Of course, one of the selling points for any action comedy is in the way how it handles its humor, and in that department, Jailbreak works almost flawlessly. Every bit intended and of kind that is easily understandable to an international audience it takes some time to ignite, but by the time we see the escort team freezing in the back of a freezer truck on their way to prison, it’s clear there’s more to be enjoyed here than just the action. Despite the comic note that changes the overall tone, influence of The Raid is still apparent. It’s not just the idea of keeping most of the film’s action in one location, but also in the way it is delivered. Jean-Paul doesn’t hide the fact that the style of action was influenced by Gareth Evans’ masterpiece, insert of which can be seen on the prison TV.

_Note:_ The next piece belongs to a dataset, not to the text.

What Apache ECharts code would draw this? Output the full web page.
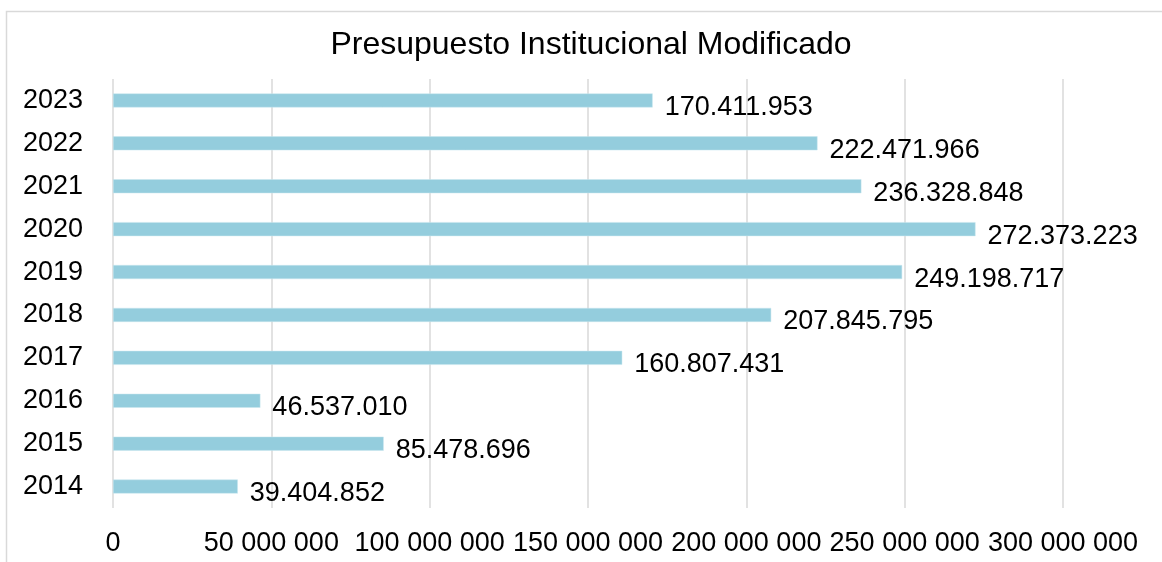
<!DOCTYPE html>
<html>
<head>
<meta charset="utf-8">
<script src="https://cdn.jsdelivr.net/npm/echarts@6/dist/echarts.min.js"></script>
<style>
html,body{margin:0;padding:0;background:#fff;}
#chart{width:1162px;height:562px;}
</style>
</head>
<body>
<div id="chart"></div>
<script>
const titleText = 'Presupuesto Institucional Modificado';
const years = ['2014','2015','2016','2017','2018','2019','2020','2021','2022','2023'];
const budget = [39404852, 85478696, 46537010, 160807431, 207845795, 249198717, 272373223, 236328848, 222471966, 170411953];
const axisMax = 300000000;
const axisStep = 50000000;

function groupDigits(v, sep) {
  return String(Math.round(v)).replace(/\B(?=(\d{3})+(?!\d))/g, sep);
}

const FONT = '"Liberation Sans", Arial, sans-serif';
const chart = echarts.init(document.getElementById('chart'), null, {renderer: 'canvas'});
chart.setOption({
  animation: false,
  backgroundColor: '#ffffff',
  title: {
    text: titleText,
    left: 586,
    top: 24,
    textAlign: 'center',
    textStyle: {fontFamily: FONT, fontSize: 32, fontWeight: 'normal', color: '#000000'}
  },
  graphic: [{
    type: 'rect',
    shape: {x: 6.5, y: 11.5, width: 1200, height: 600},
    style: {fill: 'none', stroke: '#d9d9d9', lineWidth: 1.5},
    silent: true
  }],
  grid: {left: 113, right: 99, top: 79, bottom: 54, containLabel: false},
  xAxis: {
    type: 'value',
    min: 0,
    max: axisMax,
    interval: axisStep,
    axisLine: {show: false},
    axisTick: {show: false},
    splitLine: {show: true, lineStyle: {color: '#d9d9d9', width: 1.5}},
    axisLabel: {
      fontFamily: FONT, fontSize: 27, color: '#000000', margin: 22,
      formatter: v => groupDigits(v, ' ')
    }
  },
  yAxis: {
    type: 'category',
    data: years,
    axisLine: {show: false},
    axisTick: {show: false},
    axisLabel: {fontFamily: FONT, fontSize: 27, color: '#000000', margin: 30, padding: [15, 0, 0, 0]}
  },
  series: [{
    type: 'bar',
    data: budget,
    barWidth: 14,
    itemStyle: {color: '#94cddd', borderColor: '#c9e6ef', borderWidth: 0.5},
    label: {
      show: true,
      position: 'right',
      distance: 12,
      offset: [0, 7],
      fontFamily: FONT, fontSize: 27, color: '#000000',
      formatter: p => groupDigits(p.value, '.')
    }
  }]
});
</script>
</body>
</html>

More laughs are on the way as the closing credits roll with bloopers showing that the team had a great fun while filming, despite all the hard work they were facing while working in almost impossible conditions, shooting without air conditioners on a temperature that was well over 30 °C. Fueled on passion and with talent to spare, Jailbreak is hopefully the first of many to come. Local box-office numbers and fan support prove the job was done right and indeed, all things considering, this is a big step for Cambodian cinema and a noteworthy achievement that I’m sure fans will appreciate.